Ondanks de recente vertraging van de Chinese economische groei en de aanhoudende onzekerheid in de Eurozone, blijft China gestaag investeren in Europa.

De afgelopen zes jaar steeg het aantal fusies en overnames door Chinese bedrijven in Europa van elf (2006) tot 61 (2011). Bovendien was het aantal investeringen vanuit China in Europa in het eerste kwartaal van dit jaar voor het eerst groter dan het aantal investeringen vice versa. Dat blijkt uit een recent PwC onderzoek naar het fusie- en overnameklimaat tussen China en Europa.

China ziet kansen in zwakke Eurozone

“In de ogen van veel Chinese investeerders, vormt de onzekerheid in de Eurozone een mooie kans om te participeren in Europese bedrijven”, aldus Jheroen Muste, partner binnen PwC’s transactie- en consulting praktijk. “Bedrijven die tot voor kort onbereikbaar waren, zijn plotseling potentiële overnamekandidaten geworden.”

PwC verwacht dat Chinese investeerders zich vaker gaan roeren op de Europese overnamemarkten. Chinese bedrijven kiezen vaak primair voor een minderheidsbelang in combinatie met de toezegging dat ze toegang tot technologie krijgen. “Sterker nog, Chinese staatsbedrijven mogen eigenlijk alleen investeren als er ook een binnenlands belang wordt gediend”, stelt Muste. “Om de economische groei vol te kunnen houden, en te voldoen aan de stijgende binnenlandse vraag, moeten technologische ontwikkelingen in China sneller verlopen dan op basis van hun eigen innovatie mogelijk is. Daardoor wordt het land gedwongen om technologische kennis en kunde in te kopen. Met name Duitsland heeft hier door een slim industriebeleid goed op ingespeeld.”

Neem voorbeeld aan Duitsland

Afgelopen jaar was Duitsland het land waar de meeste fusies en overnames werden gedaan door Chinese bedrijven. “De Duitse overheid en het bedrijfsleven hebben flink geïnvesteerd in de relatie met Chinese overheden en bedrijven. Ze hebben goede marktposities opgebouwd in China en een modus gevonden om met Chinese investeerders in eigen land om te gaan. Daar zou Nederland een voorbeeld aan kunnen nemen, stelt Muste. Duitsland en het Duitse bedrijfsleven heeft veel ervaring opgedaan in zaken doen met China. Het bouwen van lange termijn relaties en wederkerigheid zijn essentieel voor succes met en in China.
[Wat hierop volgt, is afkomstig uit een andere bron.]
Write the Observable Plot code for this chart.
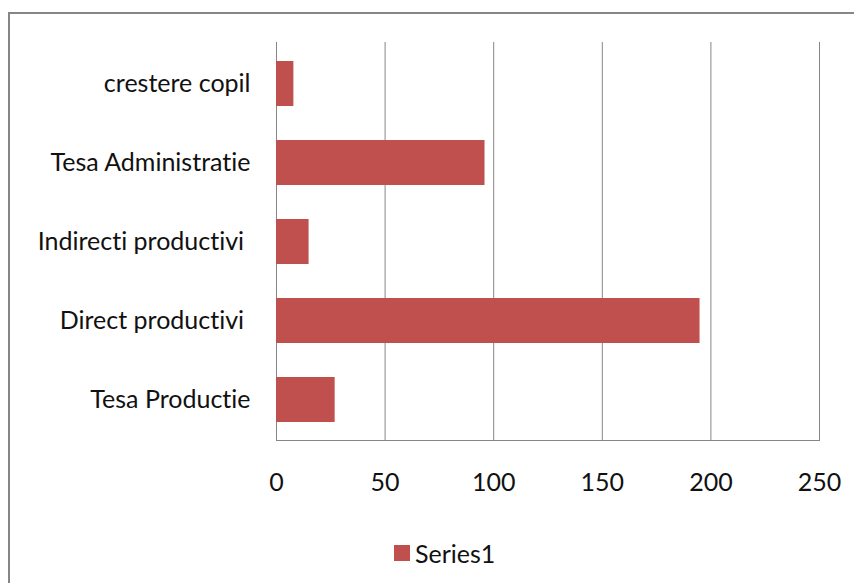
<!DOCTYPE html>
<html>
<head>
<meta charset="utf-8">
<script src="https://cdn.jsdelivr.net/npm/d3@7"></script>
<script src="https://cdn.jsdelivr.net/npm/@observablehq/plot@0.6"></script>
<style>
  html, body { margin: 0; padding: 0; background: #fff; width: 854px; height: 583px; overflow: hidden; }
  #frame { position: absolute; left: 8px; top: 12px; width: 900px; height: 640px; border: 2.5px solid #868686; box-sizing: border-box; }
  #chart { position: absolute; left: 0; top: 0; }
  #legend { position: absolute; left: 394px; top: 536px; }
  #chart svg, #legend div { font-variant-ligatures: none; font-feature-settings: "liga" 0, "clig" 0; }
  #legend span { margin-right: 0 !important; }
  #legend span > svg { margin-right: 5px !important; }
</style>
</head>
<body>
<div id="frame"></div>
<div id="chart"></div>
<div id="legend"></div>
<script>
// Staff categories, top to bottom
const categories = [
  "crestere copil",
  "Tesa Administratie",
  "Indirecti productivi\u00a0",
  "Direct productivi\u00a0",
  "Tesa Productie"
];
// Head count per category
const values = [8, 96, 15, 195, 27];
// Value axis ticks
const xTicks = [0, 50, 100, 150, 200, 250];
const seriesName = "Series1";
const barColor = "#C0504D";
const gridColor = "#868686";
const font = "Lato, 'Open Sans', sans-serif";

const data = categories.map((category, i) => ({category, value: values[i]}));

const chart = Plot.plot({
  width: 854,
  height: 500,
  marginLeft: 276,
  marginRight: 35,
  marginTop: 42,
  marginBottom: 60,
  style: {fontFamily: font, fontSize: "25px", color: "#111", background: "transparent", overflow: "visible"},
  x: {domain: [0, 250], ticks: xTicks, label: null},
  y: {domain: categories, paddingInner: 0.435, paddingOuter: 0.2175, label: null},
  marks: [
    Plot.gridX(xTicks, {stroke: gridColor, strokeOpacity: 1, strokeWidth: 1}),
    Plot.frame({anchor: "bottom", stroke: gridColor, strokeWidth: 1}),
    Plot.barX(data, {x: "value", y: "category", fill: barColor}),
    Plot.axisX({ticks: xTicks, tickSize: 0, tickPadding: 33, label: null}),
    Plot.axisY({tickSize: 0, tickPadding: 26, label: null})
  ]
});
document.getElementById("chart").append(chart);

const legend = Plot.legend({
  color: {type: "ordinal", domain: [seriesName], range: [barColor]},
  swatchSize: 16,
  style: {fontFamily: font, fontSize: "25px", color: "#111"}
});
document.getElementById("legend").append(legend);
</script>
</body>
</html>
Hard op de inhoud, met zorg voor de relatie

Zaken doen met Chinese partijen vergt zowel hier als in China een specifieke aanpak. Daarin ervaring opdoen is cruciaal. Nederlandse ondernemers moeten goed weten wat ze “te bieden” hebben en hier scherp op in durven zetten. Tegelijkertijd moet men rekening houden met de Chinese besluitvorming en tijd en moeite willen investeren in het opbouwen van een relatie.

Muste: “Het is helemaal niet erg om veeleisend te zijn en heldere grenzen te stellen. Chinese investeerders zijn goede kooplui en zullen erop ingaan als ze de deal zien zitten. Een Chinees koopmansgezegde luidt: “the seller never looses”, dus grenzen en eisen stellen in onderhandelingen is iets dat ze goed begrijpen. Mits je ze met respect behandelt.”

Meer overnames door China in Europa dan vice versa

Uit het onderzoek blijkt dat in het eerste kwartaal van dit jaar 32 Chinese investeringen plaatsvonden in Europa. Vice versa vonden er 26 transacties plaats. Hiermee is het aantal deals vanuit China voor het eerst in de geschiedenis groter dan vanuit Europa. En belangrijker nog. Tot nu toe werden transacties vooral gedaan door Chinese bedrijven in staatshanden. Maar op dit moment begint de veel grotere groep Chinese familiebedrijven zich ook te oriënteren op overnames op overzeese markten.

Het leeuwendeel van de Chinese investeringen in Europa ging tot voor kort naar het Verenigd Koninkrijk. Met name ingegeven door de traditionele band tussen het Verenigd Koninkrijk en Hong Kong. Nu ook bedrijven van het Chinese vasteland investeringsmogelijkheden onderzoeken, vindt een verschuiving plaats. Hierdoor, en door een slim industriebeleid was afgelopen jaar Duitsland de grootste ontvanger van Chinese investeringen. Gevolgd door de UK en op enige afstand daarachter Nederland, Frankrijk en Italië.